About 10,000 years ago, there was a radical change in the way people lived. Before then, we had to chase down our food or gather local wild plants wherever we happened to be. When animals migrated, people followed – they stayed close to the food.

But eventually we learned to grow our own food, and do it on a scale large enough to support settled communities. People began to gather in villages, towns and cities instead of moving around constantly. This meant more people living together and communicating with each other.

The earliest forms of writing appeared in the Middle East, and focused mostly on food – counting it, trading it, keeping track of who owned it. For centuries, all writing was done by hand, and of course we still teach children how to write in our schools today. Reading and writing was once a skill reserved for kings, church leaders and the rich. Today, any schoolchild can learn how to do it.

The Chinese were the first to develop ways of printing. 500 years ago a German man created a machine for printing books. It was a crude machine by today’s standards, but it was a major revolution at the time – it was technology that would truly change the world.

The ability to print books and distribute them far and wide led to an explosion of new ideas and the exchange of ideas. This explosion was called the Renaissance in Europe, and the effects of that explosion are still felt today. It did a lot to promote an idea we’re still exploring – we call it democracy.

We are, right now, in the middle of another explosion. It seems to be happening in slow motion to us, but from a historical perspective, the last 10 years have done what took centuries before.

When the technology of printed books became available it was still several hundred years before enough people could read and write to support a thriving market for books.

When the Internet opened to the general public, most users were already literate, and thus ready to instantly take advantage of the Net’s power. Today we take it for granted that a blog published on the other side of the world just minutes ago is available to us immediately. We forget what an amazing achievement that is.

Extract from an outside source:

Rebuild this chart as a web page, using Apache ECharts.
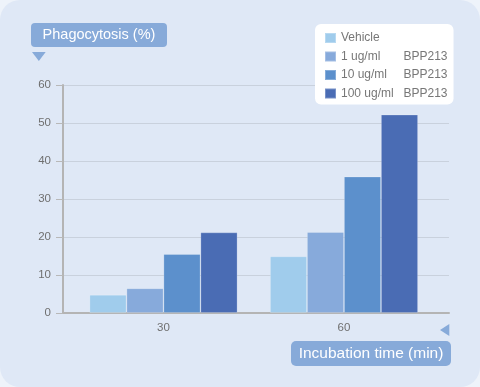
<!DOCTYPE html>
<html>
<head>
<meta charset="utf-8">
<script src="https://cdn.jsdelivr.net/npm/echarts@6/dist/echarts.min.js"></script>
<style>
  html, body { margin: 0; padding: 0; background: #eef3fa; }
  #wrap { width: 480px; height: 387px; background: #dfe8f6; border-radius: 20px; overflow: hidden; }
  #chart { width: 480px; height: 387px; }
</style>
</head>
<body>
<div id="wrap"><div id="chart"></div></div>
<script>
// ---- data ----
const times = [30, 60];                       // incubation time (min)
const doses = ['Vehicle', '1 ug/ml', '10 ug/ml', '100 ug/ml'];
const compound = 'BPP213';
const vehicle = [4.8, 14.9];
const dose1 = [6.5, 21.3];
const dose10 = [15.5, 35.9];
const dose100 = [21.2, 52.2];
const yTicks = [0, 10, 20, 30, 40, 50, 60];
const yTitle = 'Phagocytosis (%)';
const xTitle = 'Incubation time (min)';

const colors = ['#a0ccec', '#87aadb', '#5c90cc', '#4a6cb4'];
const seriesValues = [vehicle, dose1, dose10, dose100];
const names = doses.map((d, i) => i === 0 ? d : d + ' ' + compound);

const font = 'Liberation Sans, Arial, sans-serif';
const chart = echarts.init(document.getElementById('chart'), null, { renderer: 'canvas' });

chart.setOption({
  backgroundColor: 'transparent',
  animation: false,
  textStyle: { fontFamily: font },
  grid: { left: 63, right: 31, top: 85, bottom: 74, containLabel: false },
  xAxis: {
    type: 'value',
    min: 13.3,
    max: 77.45,
    axisLine: { show: true, onZero: false, lineStyle: { color: '#b4b4b4', width: 2 } },
    axisTick: { show: false },
    splitLine: { show: false },
    axisLabel: { customValues: times, color: '#6f6f6f', fontSize: 11.5, margin: 9, fontFamily: font }
  },
  yAxis: {
    type: 'value',
    min: yTicks[0],
    max: yTicks[yTicks.length - 1],
    interval: 10,
    axisLine: { show: true, lineStyle: { color: '#b4b4b4', width: 2 } },
    axisTick: { show: true, length: 7, lineStyle: { color: '#b8b8b8', width: 1 } },
    axisLabel: { color: '#6f6f6f', fontSize: 11.5, margin: 12, fontFamily: font },
    splitLine: { show: true, lineStyle: { color: '#c9d1dd', width: 1 } }
  },
  legend: {
    left: 315,
    top: 24,
    orient: 'vertical',
    backgroundColor: '#ffffff',
    borderRadius: 6,
    padding: [8, 6, 5, 9],
    itemWidth: 11,
    itemHeight: 10,
    itemGap: 6.5,
    icon: 'rect',
    data: names,
    formatter: function (name) {
      const i = names.indexOf(name);
      if (i === 0) return '{a|' + doses[0] + '}';
      return '{a|' + doses[i] + '}{b|' + compound + '}';
    },
    textStyle: {
      color: '#777777',
      fontSize: 12,
      lineHeight: 12,
      fontFamily: font,
      rich: {
        a: { width: 62.5, fontSize: 12, color: '#777777', fontFamily: font },
        b: { fontSize: 12, color: '#777777', fontFamily: font }
      }
    }
  },
  series: seriesValues.map((vals, i) => ({
    type: 'bar',
    name: names[i],
    barWidth: 37,
    barGap: '0%',
    itemStyle: { color: colors[i], borderColor: 'rgba(255,255,255,0.25)', borderWidth: 0.8 },
    data: times.map((t, j) => [t, vals[j]])
  })),
  graphic: [
    { type: 'rect', shape: { x: 31, y: 23, width: 136, height: 24, r: 4 }, style: { fill: '#87aad9' } },
    { type: 'text', x: 99, y: 35, style: { text: yTitle, fill: '#ffffff', font: '14.5px ' + font, align: 'center', verticalAlign: 'middle' } },
    { type: 'polygon', shape: { points: [[32, 52], [45.7, 52], [38.85, 61]] }, style: { fill: '#87aad9' } },
    { type: 'rect', shape: { x: 291, y: 341, width: 160, height: 25, r: 5 }, style: { fill: '#87aad9' } },
    { type: 'text', x: 371, y: 353.5, style: { text: xTitle, fill: '#ffffff', font: '15.5px ' + font, align: 'center', verticalAlign: 'middle' } },
    { type: 'polygon', shape: { points: [[449.3, 324], [449.3, 336], [440, 330]] }, style: { fill: '#87aad9' } }
  ]
});
</script>
</body>
</html>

There is still another, smaller explosion, but one closer to our personal experience – the growth of ASL’s “written” form, recorded and live ASL. It’s been available in video for years through videocameras and televisions, but the quality has gone up as cost has come downand the Net has made sharing video easier than printing. We are now floating in an ocean of ASL on video, and this new ocean is growing wider and deeper by the day.

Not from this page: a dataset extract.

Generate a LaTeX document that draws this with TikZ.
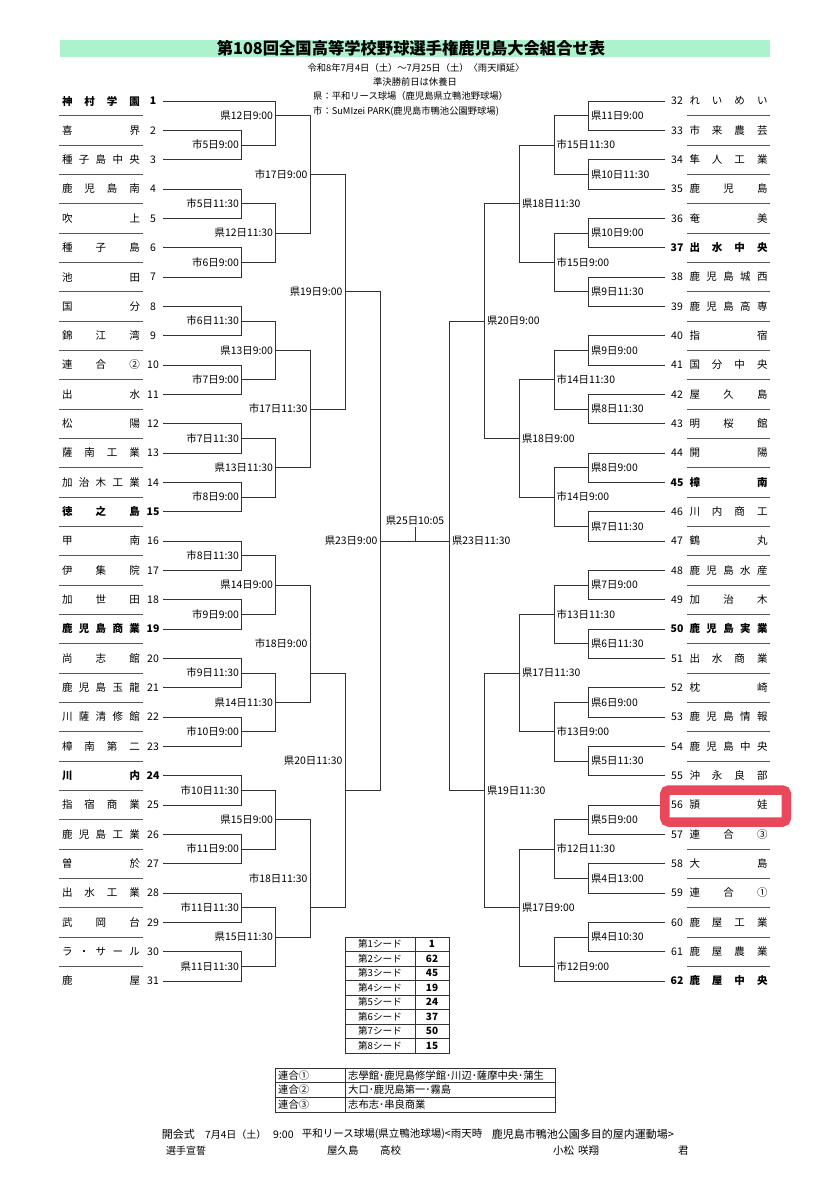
\documentclass[tikz,border=0pt]{standalone}
\usepackage{fontspec}
\setmainfont{Noto Sans CJK JP}
\usepackage{xcolor}
\usepackage{tikz}
\usetikzlibrary{positioning,calc}
\definecolor{bandgreen}{RGB}{172,242,204}
\definecolor{markred}{RGB}{232,72,90}
\newcommand\spread[1]{\makebox[78pt][s]{\expandafter\spreadi#1\relax}}
\def\spreadi#1#2{#1\ifx\relax#2\else\hfill\expandafter\spreadi\fi#2}
\newcommand\Y[1]{101+29.333*(#1-1)}
\newcommand\YR[1]{101+29.333*(#1-32)}
\tikzset{
  teamname/.style={inner sep=0pt,font=\fontsize{10.5}{12}\selectfont},
  teamnum/.style={inner sep=0pt,font=\fontsize{10.5}{12}\selectfont},
  datel/.style={inner sep=0pt,font=\fontsize{10.4}{12}\selectfont},
  subl/.style={inner sep=0pt,font=\fontsize{9.3}{11}\selectfont},
  bracket/.style={line width=0.9pt,black!80},
  rowline/.style={line width=0.7pt,black!65},
  tabline/.style={line width=0.7pt,black!80}
}
\begin{document}
\begin{tikzpicture}[x=1pt,y=-1pt]
\useasboundingbox (0,0) rectangle (840,1200);
\fill[bandgreen] (60,40) rectangle (770,57);
\node[inner sep=0pt,font=\fontsize{16.3}{18}\selectfont\bfseries] (title) at (411,48.5) {第108回全国高等学校野球選手権鹿児島大会組合せ表};
\node[subl] (sub1) at (416,67.7) {令和8年7月4日（土）～7月25日（土）〈雨天順延〉};
\node[subl] (sub2) at (415,81.7) {準決勝前日は休養日};
\node[subl,anchor=west] (sub3) at (313,96) {県：平和リース球場（鹿児島県立鴨池野球場）};
\node[subl,anchor=west] (sub4) at (313,111.7) {市：SuMIzei PARK(鹿児島市鴨池公園野球場)};

\foreach \n/\name/\bd in {1/神村学園/1,2/喜界/0,3/種子島中央/0,4/鹿児島南/0,5/吹上/0,6/種子島/0,7/池田/0,8/国分/0,9/錦江湾/0,10/連合②/0,11/出水/0,12/松陽/0,13/薩南工業/0,14/加治木工業/0,15/徳之島/1,16/甲南/0,17/伊集院/0,18/加世田/0,19/鹿児島商業/1,20/尚志館/0,21/鹿児島玉龍/0,22/川薩清修館/0,23/樟南第二/0,24/川内/1,25/指宿商業/0,26/鹿児島工業/0,27/曽於/0,28/出水工業/0,29/武岡台/0,30/ラ・サール/0,31/鹿屋/0}{
  \node[teamname] (n\n) at (101,{\Y{\n}}) {\ifnum\bd=1 \bfseries\fi\spread{\name}};
  \node[teamnum] (k\n) at (153,{\Y{\n}}) {\ifnum\bd=1 \bfseries\fi\n};
  \coordinate (t\n) at (163,{\Y{\n}});
  \ifnum\n<31 \draw[rowline] (59,{\Y{\n+0.5}}) -- (143,{\Y{\n+0.5}});\fi
}
\foreach \n/\name/\bd in {32/れいめい/0,33/市来農芸/0,34/隼人工業/0,35/鹿児島/0,36/奄美/0,37/出水中央/1,38/鹿児島城西/0,39/鹿児島高専/0,40/指宿/0,41/国分中央/0,42/屋久島/0,43/明桜館/0,44/開陽/0,45/樟南/1,46/川内商工/0,47/鶴丸/0,48/鹿児島水産/0,49/加治木/0,50/鹿児島実業/1,51/出水商業/0,52/枕崎/0,53/鹿児島情報/0,54/鹿児島中央/0,55/沖永良部/0,56/頴娃/0,57/連合③/0,58/大島/0,59/連合①/0,60/鹿屋工業/0,61/鹿屋農業/0,62/鹿屋中央/1}{
  \node[teamname] (n\n) at (728.5,{\YR{\n}}) {\ifnum\bd=1 \bfseries\fi\spread{\name}};
  \node[teamnum] (k\n) at (677,{\YR{\n}}) {\ifnum\bd=1 \bfseries\fi\n};
  \coordinate (t\n) at (665,{\YR{\n}});
  \ifnum\n<62 \draw[rowline] (687,{\YR{\n+0.5}}) -- (770,{\YR{\n+0.5}});\fi
}

% left half of the bracket
\foreach \jn/\ja/\jb/\jx/\jo/\jl/\jt in {a23/t2/t3/241.7/2.5/2.5/市5日9:00,a45/t4/t5/241.7/4.5/4.5/市5日11:30,a67/t6/t7/241.7/6.5/6.5/市6日9:00,b1/t1/a23/275.7/1.5/1.5/県12日9:00,b2/a45/a67/275.7/5.5/5.5/県12日11:30,c1/b1/b2/310/3.5/3.5/市17日9:00,a89/t8/t9/241.7/8.5/8.5/市6日11:30,a1011/t10/t11/241.7/10.5/10.5/市7日9:00,a1213/t12/t13/241.7/12.5/12.5/市7日11:30,a1415/t14/t15/241.7/14.5/14.5/市8日9:00,b3/a89/a1011/275.7/9.5/9.5/県13日9:00,b4/a1213/a1415/275.7/13.5/13.5/県13日11:30,c2/b3/b4/310/11.5/11.5/市17日11:30,d1/c1/c2/345/7.5/7.5/県19日9:00,a1617/t16/t17/241.7/16.5/16.5/市8日11:30,a1819/t18/t19/241.7/18.5/18.5/市9日9:00,a2021/t20/t21/241.7/20.5/20.5/市9日11:30,a2223/t22/t23/241.7/22.5/22.5/市10日9:00,b5/a1617/a1819/275.7/17.5/17.5/県14日9:00,b6/a2021/a2223/275.7/21.5/21.5/県14日11:30,c3/b5/b6/310/20.5/19.5/市18日9:00,a2425/t24/t25/241.7/24.5/24.5/市10日11:30,a2627/t26/t27/241.7/26.5/26.5/市11日9:00,a2829/t28/t29/241.7/28.5/28.5/市11日11:30,a3031/t30/t31/241.7/30.5/30.5/県11日11:30,b7/a2425/a2627/275.7/25.5/25.5/県15日9:00,b8/a2829/a3031/275.7/29.5/29.5/県15日11:30,c4/b7/b8/310/28.5/27.5/市18日11:30,d2/c3/c4/345/24.5/23.5/県20日11:30,e1/d1/d2/380/16/16/県23日9:00}{
  \coordinate (\jn) at (\jx,{\Y{\jo}});
  \draw[bracket] (\ja) -- (\ja -| \jn) -- (\jb -| \jn) -- (\jb);
  \node[datel,anchor=east] (l\jn) at (\jx-2.5,{\Y{\jl}}) {\jt};
}

% right half of the bracket
\foreach \jn/\ja/\jb/\jx/\jo/\jl/\jt in {r3233/t32/t33/588.3/32.5/32.5/県11日9:00,r3435/t34/t35/588.3/34.5/34.5/県10日11:30,r3637/t36/t37/588.3/36.5/36.5/県10日9:00,r3839/t38/t39/588.3/38.5/38.5/県9日11:30,s1/r3233/r3435/554/33.5/33.5/市15日11:30,s2/r3637/r3839/554/37.5/37.5/市15日9:00,u1/s1/s2/519.3/35.5/35.5/県18日11:30,r4041/t40/t41/588.3/40.5/40.5/県9日9:00,r4243/t42/t43/588.3/42.5/42.5/県8日11:30,r4445/t44/t45/588.3/44.5/44.5/県8日9:00,r4647/t46/t47/588.3/46.5/46.5/県7日11:30,s3/r4041/r4243/554/41.5/41.5/市14日11:30,s4/r4445/r4647/554/45.5/45.5/市14日9:00,u2/s3/s4/519.3/43.5/43.5/県18日9:00,v1/u1/u2/484.3/39.5/39.5/県20日9:00,r4849/t48/t49/588.3/48.5/48.5/県7日9:00,r5051/t50/t51/588.3/50.5/50.5/県6日11:30,r5253/t52/t53/588.3/52.5/52.5/県6日9:00,r5455/t54/t55/588.3/54.5/54.5/県5日11:30,s5/r4849/r5051/554/49.5/49.5/市13日11:30,s6/r5253/r5455/554/53.5/53.5/市13日9:00,u3/s5/s6/519.3/51.5/51.5/県17日11:30,r5657/t56/t57/588.3/56.5/56.5/県5日9:00,r5859/t58/t59/588.3/58.5/58.5/県4日13:00,r6061/t60/t61/588.3/60.5/60.5/県4日10:30,s7/r5657/r5859/554/57.5/57.5/市12日11:30,s8/r6061/t62/554/61.5/61.5/市12日9:00,u4/s7/s8/519.3/59.5/59.5/県17日9:00,v2/u3/u4/484.3/55.5/55.5/県19日11:30,w1/v1/v2/449.3/47/47/県23日11:30}{
  \coordinate (\jn) at (\jx,{\YR{\jo}});
  \draw[bracket] (\ja) -- (\ja -| \jn) -- (\jb -| \jn) -- (\jb);
  \node[datel,anchor=west] (l\jn) at (\jx+2.5,{\YR{\jl}}) {\jt};
}

% final
\draw[bracket] (e1) -- (w1);
\coordinate (fin) at (415,527);
\draw[bracket] (fin) -- (fin |- e1);
\node[datel,above=1pt of fin] (lfin) {県25日10:05};

\draw[markred,line width=9.5pt,rounded corners=4pt] (664.8,790) rectangle (786.4,822);

% seeds
\draw[tabline] (345,937) rectangle (449,1053);
\draw[tabline] (415,937) -- (415,1053);
\foreach \s/\v [count=\i] in {1/1,2/62,3/45,4/19,5/24,6/37,7/50,8/15}{
  \node[inner sep=0pt,font=\fontsize{9.6}{11}\selectfont] (sd\s) at (380,{937+(\i-0.5)*14.5}) {第{\s}シード};
  \node[inner sep=0pt,font=\fontsize{10}{11}\selectfont\bfseries] (sv\s) at (432,{937+(\i-0.5)*14.5}) {\v};
  \ifnum\i<8 \draw[tabline] (345,{937+\i*14.5}) -- (449,{937+\i*14.5});\fi
}

% joint teams
\draw[tabline] (275,1068) rectangle (555,1112);
\draw[tabline] (345,1068) -- (345,1112);
\draw[tabline] (275,1082.7) -- (555,1082.7);
\draw[tabline] (275,1097.3) -- (555,1097.3);
\foreach \g/\m [count=\i] in {連合①/志學館･鹿児島修学館･川辺･薩摩中央･蒲生,連合②/大口･鹿児島第一･霧島,連合③/志布志･串良商業}{
  \node[inner sep=0pt,anchor=west,font=\fontsize{10.3}{12}\selectfont] (jg\i) at (278,{1068+(\i-0.5)*14.67}) {\g};
  \node[inner sep=0pt,anchor=west,font=\fontsize{10.3}{12}\selectfont] (jm\i) at (348,{1068+(\i-0.5)*14.67}) {\m};
}

% opening ceremony
\foreach \x/\y/\fs/\t [count=\i] in {161.7/1134.5/11/開会式,205/1134.5/10/7月4日（土）,273/1134.5/10.5/9:00,301.7/1134.5/10.5/平和リース球場(県立鴨池球場)<雨天時,491.7/1134.5/11/鹿児島市鴨池公園多目的屋内運動場>,166/1150.5/10/選手宣誓,327/1150.5/10.5/屋久島,380/1150.5/10.5/高校,553/1150.5/10.5/小松,578/1150.5/10.5/咲翔,678/1150.5/10.5/君}{
  \node[inner sep=0pt,anchor=west,font=\fontsize{\fs}{12}\selectfont] (oc\i) at (\x,\y) {\t};
}
\end{tikzpicture}
\end{document}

For the Deaf community, this change is every bit as powerful as the development of printed books was for medieval Europe. The success of ASL discussion forums and the vigorous debates we see there echo the vibrant discussions sparked by expanding access to books hundreds of years ago.

We are lucky to be alive at this time, witness to the birth of videophones and ASL online. It is changing our present, it is changing our future, and it is changing us.